Dominic Cavendish, The Telegraph

★★★★

"So here it is. Stoppard's last play. Very possibly. Britain's greatest living dramatist has said that Leopoldstadt is likely to be the end of the road – given his age (82) and how long it takes him to write. Almost every major work he has produced since he burst onto the scene with his Hamlet spin-off Rosencrantz and Guildenstern Are Dead in 1966 has been met with high anticipation."

"In tracing the fortunes of two fictional Viennese families – Merz and Jakobovicz – connected by marriage, decimated by the nightmare of Nazism in the wake of the 1938 Anschluss, the evening moves into ever darker terrain. There are absences where once there were people, dead-ends instead of promising futures. We know of course how many millions got caught up in the tragedy; Stoppard gives that incalculable human catastrophe a domestic dimension and brings it home in more ways than one."

Tim Bano, The Stage

★★★★

"Whatever has been said of Stoppard's work in the past, very little of it applies to Leopoldstadt. The play is personal, linked closely to his own family history. It is simple, following one family over five decades. And it is deeply, achingly moving."

"Patrick Marber, who guided us so supremely through the 2016 revival of Stoppard's Travesties, doesn't really let anything get in the way of the stream of words. In fact, long stretches of this play bear down with unremitting outmodedness: two people, opposing views, long speeches. For a play about the reality of history, its closeness and our shared humanity, there are many moments when the setup doesn't embody that, whether it's the arch acting or the starched period costumes, sumptuous but distancing. Creaks and stiffness slow the play like old bones."

"Scarborough is a highlight as he summons arrogance and pride at how far the family has come from the notorious Leopoldstadt ghetto. 'My grandfather wore a kaftan, my father went to the opera in a top hat, and I have the singers to dinner,' he crows in delight, not that that social ascent matters when the police knock at the door."

The cast of Leopoldstadt
The cast of Leopoldstadt
© Marc Brenner

Arifa Akbar, The Guardian

★★★

"Here is his Jewish play – not directly based on Stoppard's family, but he says it's his most personal play and perhaps his last. As such, there is something momentous about Leopoldstadt, which has the weight and majesty of a final drama.
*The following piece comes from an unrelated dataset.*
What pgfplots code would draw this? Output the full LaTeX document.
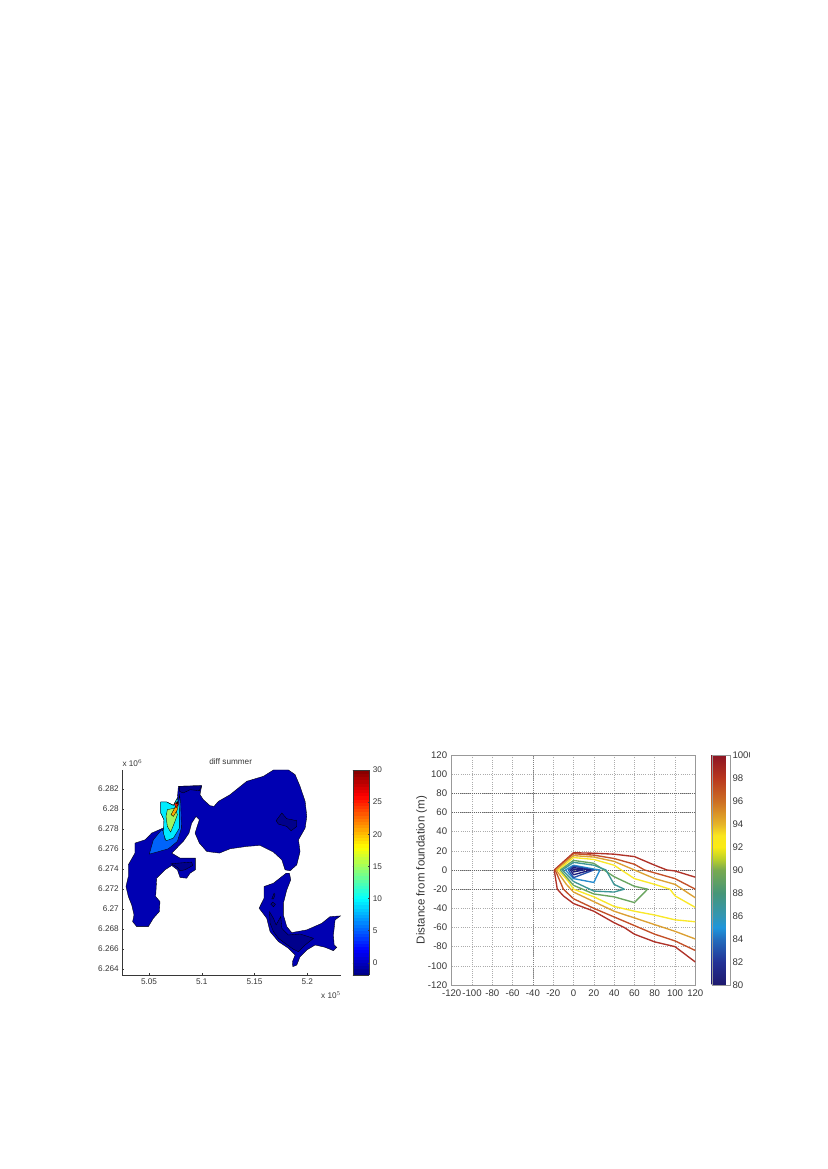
\documentclass[border=0pt]{standalone}
\usepackage{fontspec}
\setmainfont{Liberation Sans}
\usepackage{pgfplots}
\pgfplotsset{compat=1.18}
\pgfplotsset{/pgf/number format/assume math mode=true}

\definecolor{txt}{RGB}{55,55,55}
\definecolor{basin}{RGB}{0,0,178}
\definecolor{deep}{RGB}{0,0,140}
\definecolor{band}{RGB}{0,100,250}
\definecolor{cy}{RGB}{0,235,255}
\definecolor{gr}{RGB}{160,245,95}
\definecolor{og}{RGB}{255,165,0}
\definecolor{rd}{RGB}{235,30,0}
\definecolor{dr}{RGB}{130,0,0}

\definecolor{c100}{RGB}{175,50,40}
\definecolor{c98}{RGB}{195,80,40}
\definecolor{c96}{RGB}{220,160,50}
\definecolor{c93}{RGB}{250,232,40}
\definecolor{c90}{RGB}{105,165,95}
\definecolor{c88}{RGB}{60,150,150}
\definecolor{c85}{RGB}{40,140,205}
\definecolor{c83}{RGB}{35,80,170}
\definecolor{c81}{RGB}{30,30,125}

\newcommand{\fsmall}{\fontsize{8.2}{9.5}\selectfont}
\newcommand{\fbig}{\fontsize{9.6}{11}\selectfont}

\begin{document}
\begin{tikzpicture}
\path[use as bounding box, fill=white] (0pt,0pt) rectangle (827pt,1169pt);

% left panel
\begin{axis}[
    at={(122.3pt,194pt)}, anchor=south west,
    scale only axis, width=218.4pt, height=205pt,
    xmin=5.0247, xmax=5.2316, ymin=6.2634, ymax=6.2839,
    axis x line*=bottom, axis y line*=left,
    axis line style={-, draw=txt, line width=.35pt},
    xtick={5.05,5.1,5.15,5.2},
    ytick={6.264,6.266,6.268,6.27,6.272,6.274,6.276,6.278,6.28,6.282},
    scaled ticks=false,
    x tick label style={/pgf/number format/.cd, fixed, precision=2},
    y tick label style={/pgf/number format/.cd, fixed, precision=3},
    tick label style={font=\fsmall, text=txt},
    tick style={draw=txt, line width=.3pt},
    tick align=inside, major tick length=2pt,
    clip=false,
    colormap/jet, point meta min=-1.92, point meta max=30,
    colorbar sampled,
    colorbar style={
        samples=65, at={(1.055,1)}, anchor=north west,
        width=16.6pt, ytick={0,5,...,30},
        yticklabel style={font=\fsmall, text=txt},
        major tick length=1.5pt,
        axis line style={draw=txt, line width=.35pt},
        /pgf/number format/assume math mode=true,
    },
    every axis plot/.append style={line width=.35pt, draw=black, mark=none},
]
\addplot[fill=basin] coordinates {
(5.0778,6.28227)(5.0999,6.28233)(5.0983,6.28143)(5.1015,6.28093)(5.1078,6.28033)
(5.1116,6.28026)(5.1157,6.28076)(5.1268,6.28143)(5.1426,6.28277)(5.1584,6.28327)
(5.1679,6.2839)(5.1821,6.2839)(5.1884,6.28344)(5.1931,6.28227)(5.1979,6.28076)
(5.1995,6.27926)(5.1979,6.27809)(5.1916,6.27692)(5.1931,6.27575)(5.19,6.27442)
(5.1837,6.27382)(5.1789,6.27392)(5.1758,6.27492)(5.1679,6.27569)(5.1552,6.27636)
(5.1426,6.27626)(5.1268,6.27602)(5.1167,6.27559)(5.1047,6.27575)(5.0977,6.27659)
(5.0936,6.27759)(5.0977,6.27893)(5.0946,6.27926)(5.0904,6.27859)(5.0879,6.27759)
(5.0825,6.27676)(5.0715,6.27559)(5.0794,6.27509)(5.0939,6.27509)(5.0939,6.27392)
(5.0889,6.27358)(5.0857,6.27308)(5.0794,6.27315)(5.0769,6.27392)(5.0715,6.27435)
(5.0652,6.27392)(5.0573,6.27308)(5.0563,6.27125)(5.0604,6.27074)(5.0598,6.26974)
(5.0541,6.26907)(5.0494,6.26824)(5.0383,6.26824)(5.0345,6.26874)(5.0358,6.26941)
(5.0336,6.27041)(5.0304,6.27125)(5.0282,6.27225)(5.0304,6.27325)(5.0304,6.27442)
(5.0367,6.27559)(5.0367,6.27659)(5.0462,6.27692)(5.0525,6.27759)(5.062,6.27803)
(5.0642,6.27809)(5.0642,6.27893)(5.0611,6.2796)(5.0611,6.2807)(5.0667,6.2807)
(5.0731,6.28036)(5.0769,6.2811)
} --cycle;
\addplot[fill=basin] coordinates {
(5.183,6.27358)(5.1843,6.27292)(5.1805,6.27191)(5.1773,6.27058)(5.1773,6.26941)
(5.1805,6.26824)(5.1852,6.26764)(5.1995,6.26791)(5.2137,6.26857)(5.2216,6.26924)
(5.2314,6.26931)(5.2263,6.26891)(5.2247,6.2674)(5.2254,6.2664)(5.2279,6.26617)
(5.2247,6.26583)(5.2168,6.26617)(5.2074,6.2664)(5.1995,6.2659)(5.1931,6.26523)
(5.19,6.2644)(5.1862,6.26423)(5.1859,6.26473)(5.1884,6.2654)(5.1821,6.26607)
(5.1726,6.26674)(5.1647,6.26774)(5.1615,6.26907)(5.1543,6.27008)(5.159,6.27108)
(5.159,6.27225)(5.1679,6.27258)(5.1799,6.27358)
} --cycle;
% shallow patches
\addplot[fill=deep] coordinates {
(5.1704,6.27883)(5.1758,6.2796)(5.1805,6.27903)(5.19,6.27883)(5.19,6.27826)
(5.1846,6.27782)(5.1805,6.27826)(5.1726,6.27849)
} --cycle;
\addplot[fill=deep] coordinates {
(5.0709,6.27452)(5.0778,6.27459)(5.0904,6.27469)(5.0914,6.27435)(5.0841,6.27392)
(5.0794,6.27382)(5.0769,6.27415)
} --cycle;
\addplot[fill=deep] coordinates {
(5.0788,6.28227)(5.0999,6.28233)(5.0977,6.28183)(5.0889,6.28193)(5.0825,6.2816)(5.0788,6.28177)
} --cycle;
\addplot[fill=deep] coordinates {
(5.1641,6.26974)(5.1679,6.26907)(5.1704,6.26841)(5.1748,6.26924)(5.1758,6.26807)
(5.1821,6.2674)(5.1931,6.2675)(5.2058,6.26707)(5.1979,6.2664)(5.1916,6.26573)
(5.1868,6.26597)(5.1789,6.26657)(5.1726,6.26707)(5.1679,6.26774)(5.1647,6.26857)
} --cycle;
\addplot[fill=deep] coordinates {(5.1663,6.27101)(5.1685,6.27158)(5.1694,6.27141)(5.1679,6.27101)} --cycle;
\addplot[fill=deep] coordinates {(5.1653,6.27048)(5.1672,6.27068)(5.1698,6.27048)(5.1679,6.27021)} --cycle;
% plume
\addplot[fill=band] coordinates {
(5.0503,6.27549)(5.0541,6.27692)(5.062,6.27793)(5.0642,6.27769)(5.0652,6.27692)
(5.0715,6.27702)(5.0769,6.27793)(5.0788,6.28143)(5.08,6.2806)(5.0807,6.27809)
(5.0769,6.27676)(5.0683,6.27602)(5.0573,6.27569)
} --cycle;
\addplot[fill=cy] coordinates {
(5.0611,6.2807)(5.0667,6.2807)(5.0731,6.28036)(5.0769,6.2811)(5.0788,6.2801)
(5.0788,6.27809)(5.0731,6.27709)(5.0661,6.27682)(5.0636,6.27759)(5.0642,6.27893)(5.0611,6.2796)
} --cycle;
\addplot[fill=gr] coordinates {
(5.0674,6.27993)(5.0746,6.2801)(5.0769,6.27943)(5.0746,6.27876)(5.0705,6.27769)
(5.0674,6.27826)(5.0661,6.27926)
} --cycle;
\addplot[fill=og] coordinates {
(5.0709,6.27943)(5.0746,6.28016)(5.0778,6.2806)(5.0769,6.27993)(5.0731,6.27926)
} --cycle;
\addplot[fill=rd] coordinates {(5.074,6.2805)(5.0769,6.28076)(5.0775,6.28043)(5.0756,6.2801)} --cycle;
\addplot[fill=dr] coordinates {(5.0759,6.28056)(5.0772,6.2807)(5.0772,6.2805)} --cycle;
\end{axis}
\node[font=\fsmall, text=txt, inner sep=0pt] at (230.7pt,407.3pt) {diff summer};
\node[font=\fsmall, text=txt, inner sep=0pt, anchor=west] at (122.3pt,406pt) {x 10$^{6}$};
\node[font=\fsmall, text=txt, inner sep=0pt, anchor=east] at (341pt,174pt) {x 10$^{5}$};

% right panel, the 1000 label runs off the edge of the source image
\begin{scope}
\clip (0pt,0pt) rectangle (749pt,1169pt);
\begin{axis}[
    at={(451.7pt,184pt)}, anchor=south west,
    scale only axis, width=243.6pt, height=230pt,
    xmin=-120, xmax=120, ymin=-120, ymax=120,
    xtick={-120,-100,...,120}, ytick={-120,-100,...,120},
    axis line style={draw=gray!80, line width=.7pt},
    tick label style={font=\fbig, text=txt},
    tick style={draw=none}, major tick length=0pt,
    xticklabel style={yshift=-1pt}, yticklabel style={xshift=-1pt},
    grid=major,
    grid style={dash pattern=on .9pt off 1.3pt, draw=gray!65, line width=.5pt},
    extra y ticks={80,60,0,-20},
    extra y tick labels={,,,},
    extra y tick style={grid style={dash pattern=on 1pt off 1pt, draw=black!60, line width=.55pt}},
    extra x ticks={-40},
    extra x tick labels={,},
    extra x tick style={grid style={dash pattern=on 1pt off 1pt, draw=black!50, line width=.55pt}},
    ylabel={Distance from foundation (m)},
    ylabel style={font=\fontsize{11.5}{13}\selectfont, text=txt, at={(axis description cs:-0.123,0.5)}, anchor=center},
    colormap={fnd}{rgb255(0cm)=(30,25,110); rgb255(2cm)=(35,50,150); rgb255(4cm)=(35,110,190);
        rgb255(5cm)=(30,150,220); rgb255(6cm)=(50,150,180); rgb255(8cm)=(70,150,120);
        rgb255(10cm)=(120,170,80); rgb255(11cm)=(190,210,40); rgb255(12cm)=(250,235,20);
        rgb255(13cm)=(250,230,30); rgb255(14cm)=(230,180,40); rgb255(16cm)=(205,110,35);
        rgb255(18cm)=(185,55,30); rgb255(20cm)=(140,20,35)},
    point meta min=80, point meta max=100,
    colorbar,
    colorbar style={
        at={(1.0673,1)}, anchor=north west, width=18.3pt,
        ytick={80,82,...,100},
        yticklabels={80,82,84,86,88,90,92,94,96,98,1000},
        yticklabel style={font=\fbig, text=txt, xshift=-1pt},
        axis line style={draw=gray!80, line width=.4pt},
        major tick length=0pt,
        /pgf/number format/assume math mode=true,
    },
    every axis plot/.append style={line width=1.35pt, mark=none, line join=round},
]
\addplot[c100] coordinates {(120,-7.5)(100,-1)(92,0)(80,5)(60,14)(40,16.5)(20,17.5)(0,18)(-19,0)(-16,-20)(-10,-27)(0,-35)(20,-43)(40,-55)(50,-60)(60,-67)(80,-75)(100,-80)(120,-96)};
\addplot[c98] coordinates {(120,-20)(100,-9)(80,-3)(70,0)(60,6)(40,12)(20,15.5)(0,17)(-18,0)(-10,-20)(0,-30)(20,-40)(40,-49)(60,-58)(80,-67)(100,-74)(120,-84)};
\addplot[c96] coordinates {(120,-29)(100,-15)(80,-9)(60,0)(40,9)(20,13.5)(0,15)(-17,0)(-7,-15)(0,-23)(20,-33)(40,-43)(60,-50)(80,-57)(100,-64)(120,-72)};
\addplot[c93] coordinates {(120,-39)(100,-27)(95,-20)(80,-15)(60,-9)(40,5)(20,11)(0,13)(-15,0)(-5,-12)(0,-20)(20,-28)(40,-38)(60,-43)(80,-47)(100,-52)(120,-54)};
\addplot[c90] coordinates {(-13,0)(0,10)(20,7)(40,-7)(60,-17)(73,-20)(60,-34)(40,-28)(20,-25)(0,-16)(-13,0)};
\addplot[c88] coordinates {(-11,0)(0,8)(20,5)(32,0)(40,-15)(50,-20)(40,-23)(20,-22)(0,-12)(-11,0)};
\addplot[c85] coordinates {(-8,0)(0,5)(20,1)(26,0)(20,-13)(0,-9)(-8,0)};
\addplot[c83] coordinates {(-5,0)(0,4)(20,0)(0,-8)(-5,0)};
\addplot[c81] coordinates {(-3,0)(0,2.5)(17,0)(0,-5)(-3,0)};
\addplot[c81] coordinates {(-1,0)(0,1)(10,0)(0,-2)(-1,0)};
\end{axis}
\end{scope}
\end{tikzpicture}
\end{document}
It is grand, contemplative and elegiac with a cast of more than 20 and a historical sweep across six decades."

"Hermann (Scarborough) is particularly well-drawn alongside his wife, Gretl (Castelow). When there is drama rather than debate, it is arresting – such as a powerful house repossession scene and an infidelity that has long-term consequences. The off-stage action has a searing effect thanks to Adam Cork's sound design, from the smashing of glass that signifies Kristallnacht to the screeching of fighter planes and stomping of boots."

Clive Davis, The Times

★★

"In Leopoldstadt, named after the district that was once a centre of Jewish life in Vienna, he turns his attention to the Holocaust. The result is a multi-generational saga which, for all its opulent staging, becomes faintly generic. Marber's production delivers a series of sepia tableaux, all handsomely mounted by the designer Hudson and full of children and servants, but no truly memorable characters."

"The final scene, a roll-call of the dead, is unforgettably poignant in its simplicity.
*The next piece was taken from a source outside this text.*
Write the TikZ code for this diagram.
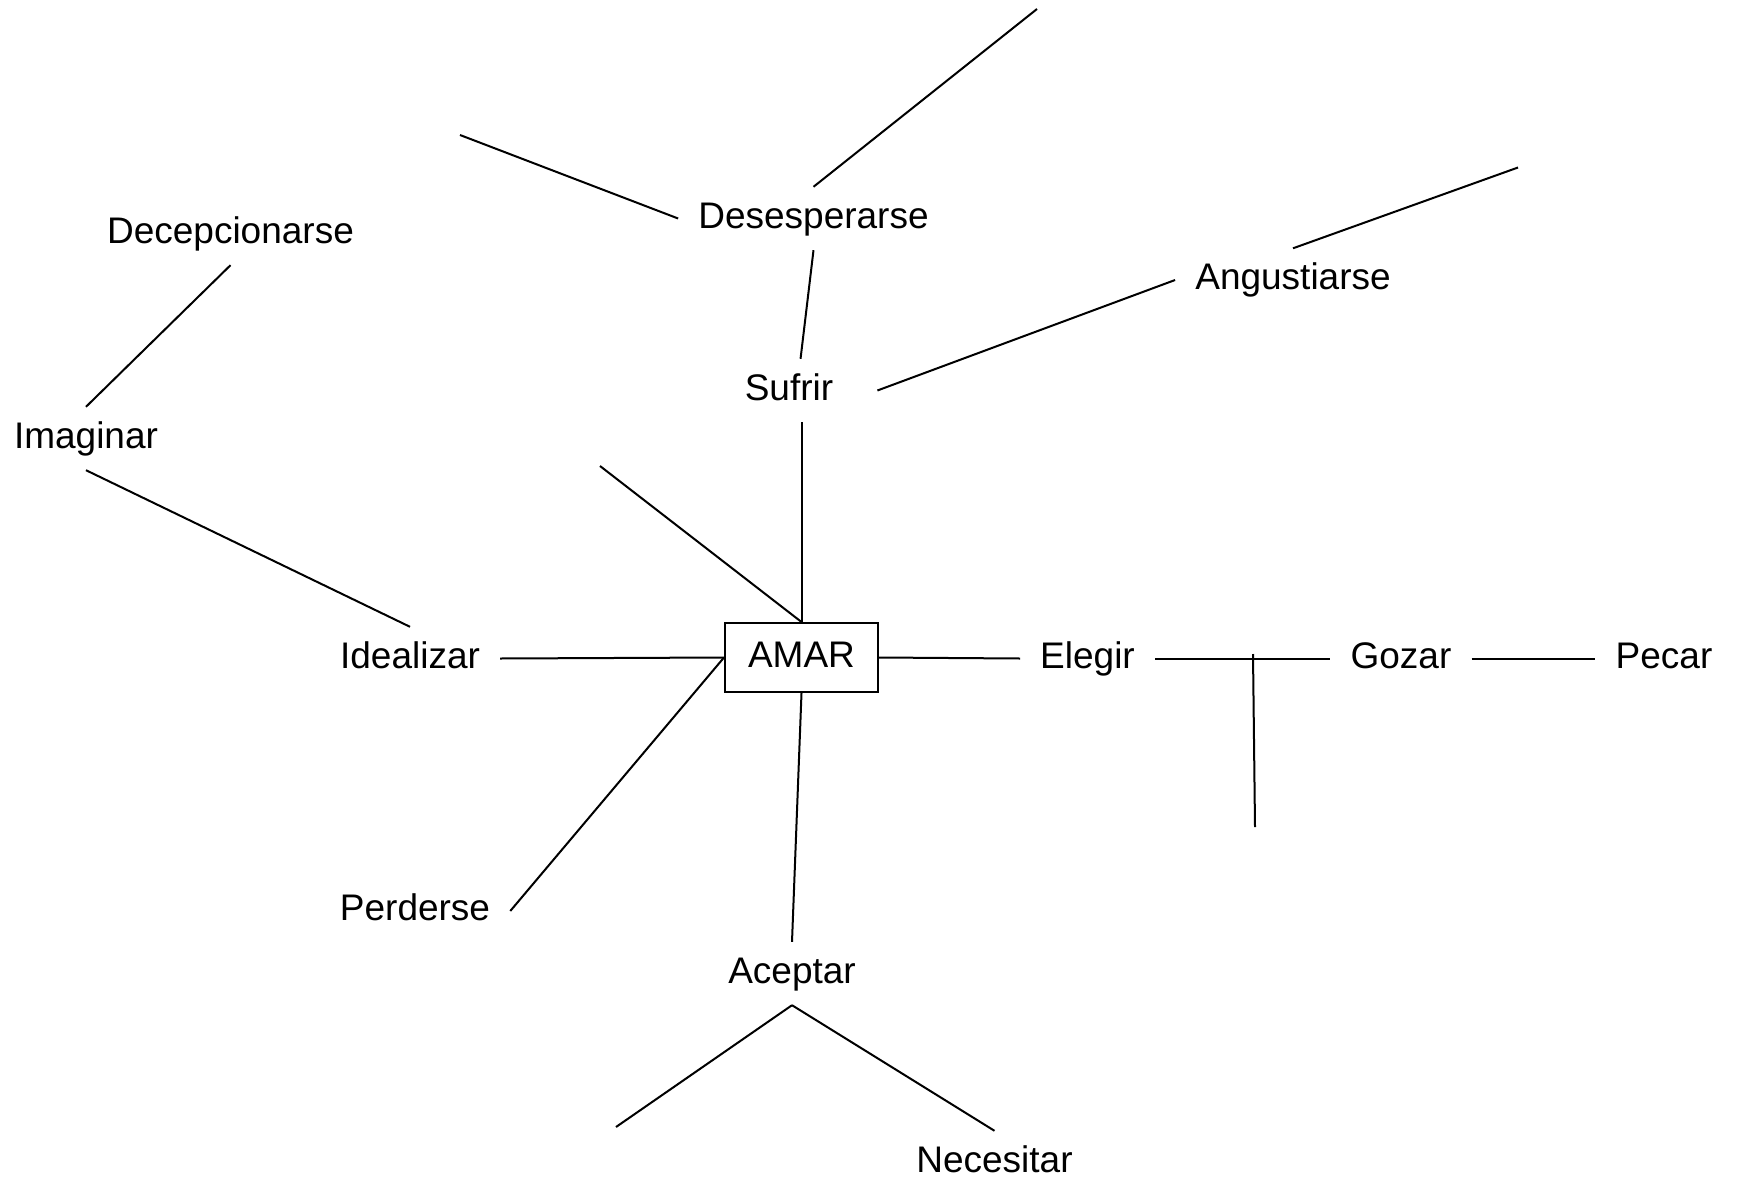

"The rest gives the impression that the playwright has not found a way of turning his research into genuinely engaging conversation. The actors declaim in overly bright voices. The chronological sweep — the action opens in 1899 and ends in 1955 — means the parade of characters, some 40 in all, grows overwhelming."

The cast of Leopoldstadt
The cast of Leopoldstadt
© Marc Brenner

Paul Taylor, The Independent

"The new piece promptly establishes itself as magnificent at its first outing in a production by Marber.
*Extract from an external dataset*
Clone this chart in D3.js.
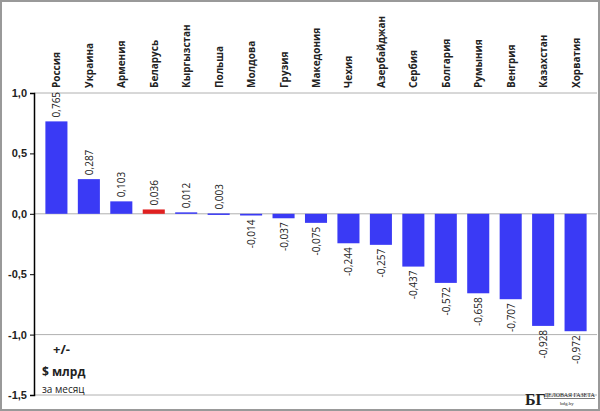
<!DOCTYPE html>
<html><head><meta charset="utf-8">
<script src="https://cdn.jsdelivr.net/npm/d3@7"></script>
<style>body{margin:0;background:#fff}svg{display:block}</style>
</head><body><svg id="chart"></svg>
<script>
const countries = ['Россия','Украина','Армения','Беларусь','Кыргызстан','Польша','Молдова','Грузия','Македония','Чехия','Азербайджан','Сербия','Болгария','Румыния','Венгрия','Казахстан','Хорватия']
const values = [0.765,0.287,0.103,0.036,0.012,0.003,-0.014,-0.037,-0.075,-0.244,-0.257,-0.437,-0.572,-0.658,-0.707,-0.928,-0.972]
const tickValues = [1.0,0.5,0.0,-0.5,-1.0,-1.5]
const gridValues = [1.0,0.0,-1.0,-1.5]

const W = 600, H = 411
const svg = d3.select('#chart').attr('width', W).attr('height', H)
  .style('font-family','"Open Sans", sans-serif')

svg.append('rect').attr('x',1).attr('y',1).attr('width',W-2).attr('height',H-2)
  .attr('fill','#fff').attr('stroke','#999').attr('stroke-width',2)

const x = d3.scaleBand().domain(countries).range([35, 597]).padding(0.32)
const y = d3.scaleLinear().domain([-1.5, 1.0]).range([395, 93])

// grid lines
svg.append('g').selectAll('line').data(gridValues).join('line')
  .attr('x1', 34).attr('x2', 597)
  .attr('y1', d => y(d)).attr('y2', d => y(d))
  .attr('stroke', '#b0b0b0').attr('stroke-width', 1)

const fmt = v => d3.format('.1f')(v).replace('.', ',').replace('−','-')
const axis = svg.append('g').attr('transform','translate(34,0)')
  .call(d3.axisLeft(y).tickValues(tickValues).tickSize(4).tickFormat(fmt))
axis.select('.domain').attr('stroke','#000').attr('stroke-width',1.5)
axis.selectAll('text').attr('font-size',11).attr('font-weight','bold').attr('fill','#222')

svg.append('g').selectAll('rect').data(countries).join('rect')
  .attr('x', d => x(d))
  .attr('width', x.bandwidth())
  .attr('y', (d,i) => y(Math.max(0, values[i])))
  .attr('height', (d,i) => Math.max(1.5, Math.abs(y(values[i]) - y(0))))
  .attr('fill', d => d === 'Беларусь' ? '#e02020' : '#3a3af5')

// country labels
svg.append('g').selectAll('text').data(countries).join('text')
  .attr('transform', d => `translate(${x(d) + x.bandwidth()/2 + 4},88) rotate(-90)`)
  .attr('font-size', 10).attr('font-weight','bold').attr('fill','#222')
  .text(d => d)

// value labels
svg.append('g').selectAll('text').data(countries).join('text')
  .attr('transform', (d,i) => {
    const v = values[i]
    const yy = v >= 0 ? y(v) - 4 : y(v) + 4
    return `translate(${x(d) + x.bandwidth()/2 + 4},${yy}) rotate(-90)`
  })
  .attr('text-anchor', (d,i) => values[i] >= 0 ? 'start' : 'end')
  .attr('font-size', 10).attr('fill','#222')
  .text((d,i) => String(values[i]).replace('.', ','))

// unit label
const u = svg.append('g').attr('fill','#222').attr('font-weight','bold')
u.append('text').attr('x',53).attr('y',354).attr('font-size',13).text('+/-')
u.append('text').attr('x',42).attr('y',376).attr('font-size',12).text('$ млрд')
u.append('text').attr('x',42).attr('y',393).attr('font-size',10).attr('font-weight','normal').text('за месяц')

// logo
const lg = svg.append('g').attr('fill','#222').attr('font-family','"Liberation Serif", serif')
lg.append('text').attr('x',525).attr('y',405).attr('font-size',16).attr('font-weight','bold').text('БГ')
lg.append('text').attr('x',544).attr('y',397).attr('font-size',6).attr('text-decoration','underline').text('ДЕЛОВАЯ ГАЗЕТА')
lg.append('text').attr('x',560).attr('y',405).attr('font-size',5).text('bdg.by')
</script></body></html>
"It does haunting justice to the variousness of its humanity. And thanks to the director's masterly feel for how to play around with the painterly and the musical aspects of a production, it manages to take you on a shiveringly sensual journey through the decades of the terrible 20th century.

"This is a personal play of a most unusual and generous kind, a way of facing up to the implications of the 'charmed life' that the dramatist believes himself to have led since 1939 when his family (who lived in Moravia – which is now part of the Czech Republic) fled the Nazis and moved to Singapore."

"The stunningly talented young actor Luke Thallon plays two antithetical parts. He is Fritz, the sexually conceited lieutenant who has been vigorously making love to Gretl (Castelow), wife of the unsuspecting Hermann, most afternoons when she is officially out of the house having her portrait painted."

Ben Brantley, New York Times

"The image of a hand-printed family tree is prominent in Leopoldstadt, among the black-and-white projections and photographs that hover evanescently between scenes. For the record, it is not Stoppard's family that is portrayed in the play, but a prosperous fictional Austrian clan in Vienna."

"The group assembled before us may represent a sort of cosmopolitan melting pot, in which conversation touches on the latest play by Schnitzler, the painting of Klimt (for whom Gretl is posing), higher mathematics and the theories of Freud (this is a Stoppard play).

"But as Hermann speaks of his hopes for future social and professional advancement, you sense insecurity pricking at his complacency (an uneasiness that is subtly and expertly conveyed by Scarborough, in the show's most fully realised portrait)."

"More than any previous Stoppard play — including the sprawling Coast of Utopia trilogy, a nine-hour dive into the Russian Revolution — Leopoldstadt is a group portrait, and one of uncommon density. (You will probably feel the need to consult the family tree in the program.) The 40-strong cast is, to a person, very good, and they embody their characters with spiky defining detail."